In the decades-long quest to develop reusable aircraft that can reach hypersonic speeds – Mach 5 (approximately 3,300 miles per hour/5,300 kilometers per hour) and above – engineers have grappled with two intertwined, seemingly intractable challenges. The top speed of traditional jet-turbine engines maxes out at roughly Mach 2.5, while hypersonic engines such as scramjets cannot provide effective thrust at speeds much below Mach 3.5. This gap in capability means that any air-breathing hypersonic vehicles developed today would use disposable rockets for one-time boosts up to operating speed, limiting the vehicles’ usefulness.

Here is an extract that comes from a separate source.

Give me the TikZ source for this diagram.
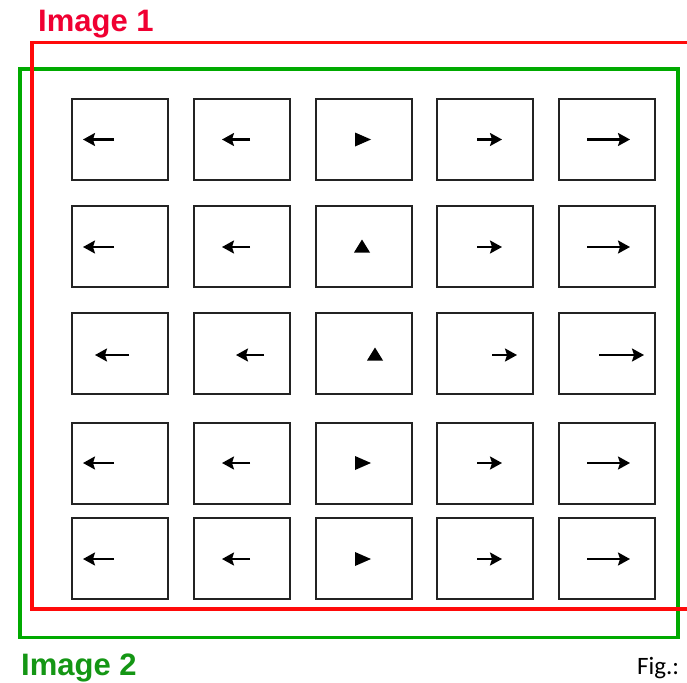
\documentclass[tikz,border=0pt]{standalone}
\usepackage{fontspec}
\setmainfont{Liberation Sans}
\newfontfamily\figfont{Carlito}
\usetikzlibrary{arrows.meta}
\definecolor{redline}{RGB}{255,10,10}
\definecolor{redtext}{RGB}{240,0,50}
\definecolor{greenline}{RGB}{0,170,0}
\definecolor{greentext}{RGB}{20,150,20}
\definecolor{boxgray}{RGB}{35,35,35}
\tikzset{
  cell/.style={draw=boxgray, line width=2pt, minimum width=96pt, minimum height=81pt, inner sep=0pt},
  flow/.style={line width=2.2pt, -{Stealth[length=12pt,width=13pt,inset=2pt]}},
  frameA/.style={draw=redline, line width=3.5pt},
  frameB/.style={draw=greenline, line width=3.5pt},
}
\begin{document}
\begin{tikzpicture}[x=1pt,y=-1pt]
\useasboundingbox (0,0) rectangle (687,682);
% frames
\draw[frameB] (20,69) rectangle (678,637.5);
\draw[frameA] (688,42.5) -- (32,42.5) -- (32,609) -- (688,609);
% labels
\node[anchor=base west, inner sep=0pt, text=redtext, font=\fontsize{31}{34}\selectfont\bfseries] (l1) at (38,32) {Image 1};
\node[anchor=base west, inner sep=0pt, text=greentext, font=\fontsize{31}{34}\selectfont\bfseries] (l2) at (21,675) {Image 2};
\node[anchor=base west, inner sep=0pt, font=\fontsize{25}{28}\selectfont\figfont] (fig) at (637,674) {Fig.:};
% boxes
\foreach \r/\yy in {1/139.2,2/246.2,3/353.8,4/463,5/558.3}{
  \foreach \c/\xx in {1/120.3,2/241.8,3/363.5,4/485,5/606.7}{
    \node[cell] (b\r\c) at (\xx,\yy) {};
  }
}
% row 1
\draw[flow] (114,139.5) -- (83,139.5);
\draw[flow] (250,139.5) -- (222,139.5);
\fill (355,132.5) -- (371,139.5) -- (355,146.5) -- cycle;
\draw[flow] (477,139.5) -- (502,139.5);
\draw[flow] (587,139.5) -- (630,139.5);
% row 2
\draw[flow] (114,247) -- (83,247);
\draw[flow] (250,247) -- (222,247);
\fill (354,252.5) -- (362,239.5) -- (370,252.5) -- cycle;
\draw[flow] (477,247) -- (502,247);
\draw[flow] (587,247) -- (630,247);
% row 3
\draw[flow] (129,355) -- (95,355);
\draw[flow] (264,355) -- (236,355);
\fill (367,360.5) -- (375,347.5) -- (383,360.5) -- cycle;
\draw[flow] (492,355) -- (517,355);
\draw[flow] (599,355) -- (644,355);
% row 4
\draw[flow] (114,463) -- (83,463);
\draw[flow] (250,463) -- (222,463);
\fill (355,456) -- (371,463) -- (355,470) -- cycle;
\draw[flow] (477,463) -- (502,463);
\draw[flow] (587,463) -- (630,463);
% row 5
\draw[flow] (114,559) -- (83,559);
\draw[flow] (250,559) -- (222,559);
\fill (355,552) -- (371,559) -- (355,566) -- cycle;
\draw[flow] (477,559) -- (502,559);
\draw[flow] (587,559) -- (630,559);
\end{tikzpicture}
\end{document}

Reliable, affordable system would combine turbine and hypersonic engine technologies for seamless transition from low-speed takeoff to Mach 5+ and back
Reliable, affordable system would combine turbine and hypersonic engine technologies for seamless transition from low-speed takeoff to Mach 5+ and back

To help remove these constraints and lay the framework for routine hypersonic flight with reusable vehicles, DARPA has launched its Advanced Full Range Engine (AFRE) program. AFRE seeks to develop and demonstrate a new aircraft propulsion system that could operate over the full range of speeds required from low-speed takeoff through hypersonic flight.

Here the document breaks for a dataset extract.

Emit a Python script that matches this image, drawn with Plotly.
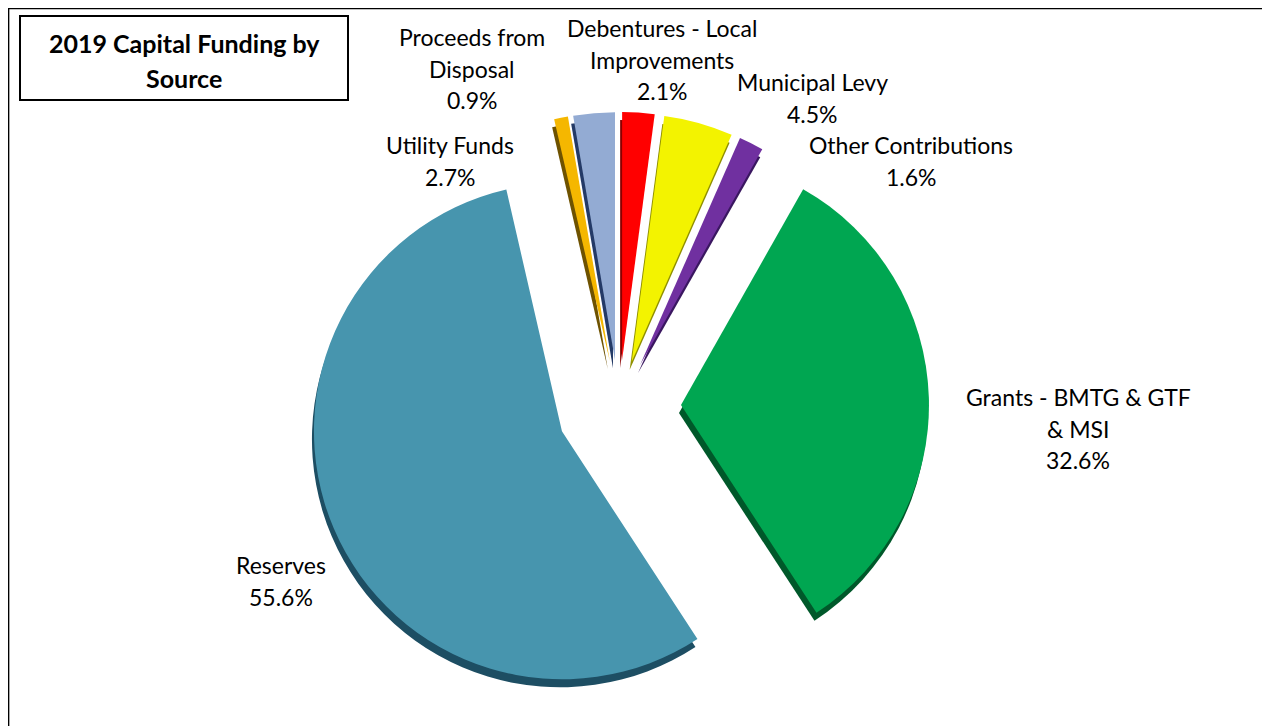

«Instead of designing an entirely new kind of engine, we’re envisioning an inventive hybrid system that would combine and improve upon the best of off-the-shelf turbine and ramjet/scramjet technologies», said Christopher Clay, DARPA program manager. «This won’t be the first time that ambitious engineers will attempt to combine turbine and ramjet technologies. But with recent advances in manufacturing methods, modeling, and other disciplines, we believe this potentially groundbreaking achievement may finally be within reach».

AFRE aims to explore a Turbine-Based Combined Cycle (TBCC) engine concept, which would use a turbine engine for low-speed operations and a dual-mode ramjet – which would work efficiently whether the air flowing through it is subsonic (as in a ramjet) or supersonic (as in a scramjet) – for high-speed operations. The two components of the hybrid engine would share a common forward-facing air intake and rear-facing exhaust nozzle to release thrust.

AFRE aims to develop critical technologies and culminate in ground-based testing of a full-scale, integrated technology demonstration system. If that testing is successful, further development of the AFRE technology would require flight testing in a potential follow-on demonstration program.

Systems that operate at hypersonic speeds offer the potential for military operations from longer ranges with shorter response times and enhanced effectiveness compared to current military systems. Such systems could provide significant payoff for future U.S. operations, particularly as adversaries’ capabilities advance.